Kiribati y el otro fin del mundo
by Felip BensHablemos del atolón de Tarawa, el islote más habitado del archipiélago de Kiribati, por ejemplo. Hablemos de como recuerda, desde el cielo, la tímida lengua de tierra que separa nuestra Albufera del mar o algún cayo de Florida. Se trata de un hilo de coral en forma de anzuelo, con cocoteros y palmeras, en medio del Pacífico, de un rincón perdido en el océano donde viven 60.000 personas, la mitad de toda la población kiribatiana. En otro tiempo Tarawa fue la típica isla paradisiaca de aguas cristalinas, aunque nunca explotó sus atractivos turísticos como otros enclaves similares. Hoy está castigada por las mareas altas y la subida del mar que ya invade periódicamente muchos hogares. Las familias defienden sus escasas propiedades alzando rudimentarios muros en una lucha ímproba contra el océano.
Los aficionados a los exotismos olímpicos saben que Kiribati es un estado soberano, desde 1979, tras conseguir su independencia del Reino Unido. Y que ha participado en los cuatro últimos juegos. El país, además de Tarawa, está formado por otros 32 atolones y la isla volcánica de Banaba, con toda su población original realojada a mil millas de allí para que las potencias coloniales extrajeran todo el fosfato hasta esquilmarla por completo. Este puzzle de ínsulas abarca tres millones de quilómetros cuadrados, justo en medio del Pacífico. El país, sin embargo, se prepara para desaparecer.
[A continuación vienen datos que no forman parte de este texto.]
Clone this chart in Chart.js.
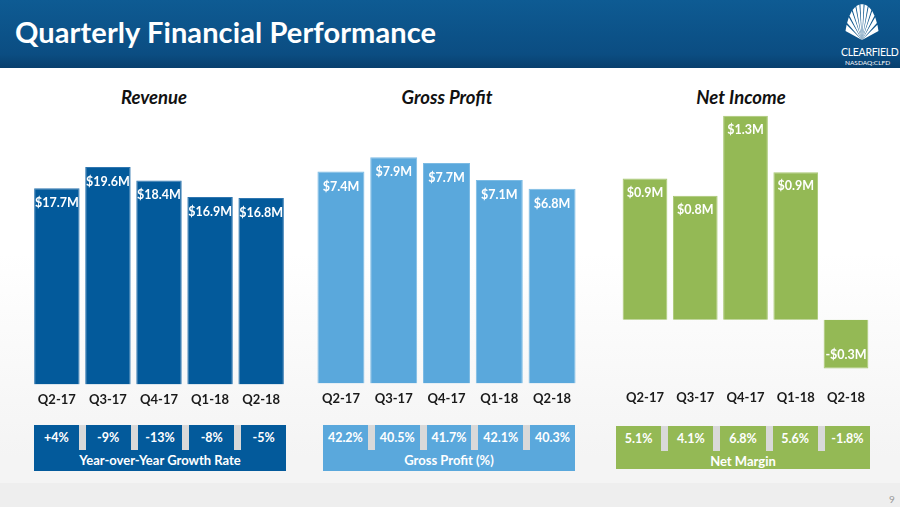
<!DOCTYPE html>
<html>
<head>
<meta charset="utf-8">
<script src="https://cdn.jsdelivr.net/npm/chart.js@4.4.0/dist/chart.umd.min.js"></script>
<style>
  html, body { margin: 0; padding: 0; }
  body {
    width: 900px; height: 507px; overflow: hidden; position: relative;
    font-family: Lato, "Open Sans", sans-serif;
    background: linear-gradient(#ffffff 0%, #ffffff 50%, #f4f4f4 90%, #f4f4f4 95.2%, #eeeeee 95.3%, #eeeeee 100%);
  }
  .header {
    position: absolute; left: 0; top: 0; width: 900px; height: 68px;
    background: linear-gradient(#0e5b93, #0b4d82 80%, #083f6d);
  }
  .header h1 {
    position: absolute; left: 15px; top: 14px; margin: 0;
    color: #fff; font-size: 29px; font-weight: 700; letter-spacing: 0.1px;
  }
  .logo { position: absolute; left: 832px; top: 0; width: 68px; height: 68px; }
  .logo .name { position: absolute; left: 9px; top: 46px; color: #fff; font-size: 10.5px; letter-spacing: -0.3px; }
  .logo .tick { position: absolute; left: 13px; top: 59px; color: #fff; font-size: 6.5px; }
  .title {
    position: absolute; top: 86px; width: 200px; text-align: center;
    font-size: 18.5px; font-weight: 700; font-style: italic; color: #111;
  }
  .chart { position: absolute; }
  .box { position: absolute; height: 46px; color: #fff; font-size: 12.5px; font-weight: 700; }
  .box .row { display: flex; height: 25px; }
  .box .cell { flex: 1; text-align: center; line-height: 25px; }
  .box .sep { width: 7px; background: #d9d9d9; }
  .box .label { text-align: center; line-height: 20px; font-size: 13px; }
  .page { position: absolute; left: 889px; top: 493px; color: #9a9a9a; font-size: 10px; }
</style>
</head>
<body>
<div class="header">
  <h1>Quarterly Financial Performance</h1>
  <div class="logo">
    <svg id="shell" width="68" height="46" viewBox="0 0 68 46"></svg>
    <div class="name">CLEARFIELD</div>
    <div class="tick">NASDAQ:CLFD</div>
  </div>
</div>

<div class="title" style="left:54px">Revenue</div>
<div class="title" style="left:347px">Gross Profit</div>
<div class="title" style="left:641px">Net Income</div>

<div class="chart" style="left:30px; top:150px; width:258px; height:266px"><canvas id="revChart"></canvas></div>
<div class="chart" style="left:314px; top:140px; width:265px; height:275px"><canvas id="gpChart"></canvas></div>
<div class="chart" style="left:610px; top:100px; width:271px; height:323px"><canvas id="niChart"></canvas></div>

<div class="box" id="revBox" style="left:34px; top:425px; width:252px; background:#035a9b"></div>
<div class="box" id="gpBox" style="left:323px; top:425px; width:252px; background:#5aa8dc"></div>
<div class="box" id="niBox" style="left:616px; top:426px; width:254px; height:43px; background:#94b955"></div>

<div class="page">9</div>

<script>
// --- Data ---
const quarters = ['Q2-17', 'Q3-17', 'Q4-17', 'Q1-18', 'Q2-18'];
const revenue = [17.7, 19.6, 18.4, 16.9, 16.8];
const grossProfit = [7.4, 7.9, 7.7, 7.1, 6.8];
const netIncome = [0.9, 0.79, 1.3, 0.94, -0.31];
const revGrowth = ['+4%', '-9%', '-13%', '-8%', '-5%'];
const gpPercent = ['42.2%', '40.5%', '41.7%', '42.1%', '40.3%'];
const netMargin = ['5.1%', '4.1%', '6.8%', '5.6%', '-1.8%'];

// --- Logo fan ---
const shell = document.getElementById('shell');
let paths = '';
for (let i = 0; i < 11; i++) {
    const a1 = Math.PI * (0.08 + i * 0.078);
    const a2 = a1 + Math.PI * 0.06;
    const cx = 30, cy = 40;
    const p1 = [cx - 17 * Math.cos(a1), cy - 36 * Math.sin(a1)];
    const p2 = [cx - 17 * Math.cos(a2), cy - 36 * Math.sin(a2)];
    paths += `<path d="M${cx} ${cy} L${p1[0].toFixed(1)} ${p1[1].toFixed(1)} L${p2[0].toFixed(1)} ${p2[1].toFixed(1)} Z" fill="#fff"/>`;
}
shell.innerHTML = paths;

// --- Bottom value boxes ---
function buildBox(id, values, label) {
    const box = document.getElementById(id);
    const cells = values.map(v => `<div class="cell">${v}</div>`).join('<div class="sep"></div>');
    box.innerHTML = `<div class="row">${cells}</div><div class="label">${label}</div>`;
}
buildBox('revBox', revGrowth, 'Year-over-Year Growth Rate');
buildBox('gpBox', gpPercent, 'Gross Profit (%)');
buildBox('niBox', netMargin, 'Net Margin');

// --- Labels inside the bars ---
const barLabels = {
    id: 'barLabels',
    afterDatasetsDraw(chart, args, opts) {
        const ctx = chart.ctx;
        const meta = chart.getDatasetMeta(0);
        const data = chart.data.datasets[0].data;
        ctx.save();
        ctx.fillStyle = '#fff';
        ctx.font = 'bold 12.5px Lato';
        ctx.textAlign = 'center';
        ctx.textBaseline = 'middle';
        meta.data.forEach((bar, i) => {
            const v = data[i];
            const txt = (v < 0 ? '-$' : '$') + Math.abs(v).toFixed(1) + 'M';
            const y = v < 0 ? bar.y - 13 : bar.y + opts.offset;
            ctx.fillText(txt, bar.x, y);
        });
        ctx.restore();
    }
};

function makeChart(id, values, color, border, yMin, yMax, pad, offset) {
    return new Chart(document.getElementById(id), {
        type: 'bar',
        data: {
            labels: quarters,
            datasets: [{
                data: values,
                backgroundColor: color,
                borderColor: border,
                borderWidth: 1,
                barPercentage: 0.89,
                categoryPercentage: 1
            }]
        },
        options: {
            responsive: true,
            maintainAspectRatio: false,
            animation: false,
            layout: { padding: 0 },
            plugins: {
                legend: { display: false },
                tooltip: { enabled: false },
                barLabels: { offset: offset }
            },
            scales: {
                x: {
                    grid: { display: false, drawTicks: false },
                    border: { display: false },
                    ticks: {
                        color: '#1a1a1a',
                        padding: pad,
                        font: { family: 'Lato', size: 13, weight: 'bold' }
                    }
                },
                y: { display: false, min: yMin, max: yMax }
            }
        },
        plugins: [barLabels]
    });
}

makeChart('revChart', revenue, '#035a9b', '#2f76b0', 0, 21.14, 8, 15);
makeChart('gpChart', grossProfit, '#5aa8dc', '#7cbbe4', 0, 8.5, 8, 15);
makeChart('niChart', netIncome, '#94b955', '#a9c874', -0.342, 1.40, 17, 14);
</script>
</body>
</html>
El gobierno ha comprado tierras en Fiyi para trasladar a sus ciudadanos cuando el mar hunda la nación bajo el agua, como una Atlántida, una de las primeras que están por llegar en las próximas décadas, algo a lo que están resignados la mayoría de sus habitantes.
Hay kiribatianos que quieren emigrar ya, rehacer las vidas de sus familias cuanto antes y evitar el drama de la progresiva inundación que ya ha comenzado; otros se resisten a marchar. Creen que fuera de aquella tierra se perderá su identidad. Rehacen los muros de coral que pretenden frenar la fuerza del océano una y otra vez, contra toda lógica científica: nada podrá detener el deshielo. Quizá una mastodóntica obra de ingeniería, quién sabe. Pero ¿quién abordaría una inversión de ese calibre para salvar el paraíso de un puñado de micronesios?
El lamento es general. Perder el atolón será una tragedia. Desde 1999 ya están sumergidos unos cuantos islotes, por el aumento del nivel del agua sumado a un cambio de corrientes. Desde entonces han habido escasas buenas noticias para el futuro del pueblo de Tarawa. Kiribati sólo es uno más de los gallardetes bermejos que anuncian, al viento, la próxima tragedia global, tras el coronavirus del que por cierto se ha librado el país, sin un solo caso.
El coronavirus (que ha generado un pánico exagerado, según el filósofo coreano Byung-Chul Han, profesor en Berlín) ha conseguido confinar a la Humanidad. ¿Qué podríamos hacer para conjurarla de nuevo, a pesar de la crisis económica, y frenar un cambio climático que traerá pobreza, desolación y muerte como jamás vió nuestro mundo?
Tenemos un problema, global y a un tiempo íntimo, con la inmediatez. Hablemos de Antoni, que lleva mascarilla hasta dentro del coche no por su solidaridad con sus congéneres, por ejemplo, sino por el pánico, siempre lícito, a la enfermedad, el dolor y la muerte, como todo el mundo. Ello no es óbice para que siga fumando dos paquetes y medio de Camel al día, como durante sus últimos 35 años. Los humanos entramos en barrena cuando una granizada repiquetea en las persianas de las ventanas del chalet, pero somos incapaces de sentir la amenaza real que representa que Tarawa, con un altura máxima de dos metros sobre el nivel del mar, lleva años planificando el éxodo masivo de sus ciudadanos.
La Covid-19 sigue muy presente. Ayer se alcanzaron las 335.000 víctimas en el planeta. Los valencianos seguimos en la fase 1 de la desescalada. La gripe asiática de 1957 provocó más de un millón de muertes en el mundo. La subida del nivel del mar por el cambio climático amenaza a 800 millones de personas que viven en las zonas costeras, por hablar sólo de una de las calamidades de las que llevan años advirtiéndonos. El bicho nos llevó a pensar en ese tema tan recurrente, el fin del mundo, y en esa palabra en boca de todos, distopía. ¿Para cuándo nos metemos a fondo con el otro fin del mundo?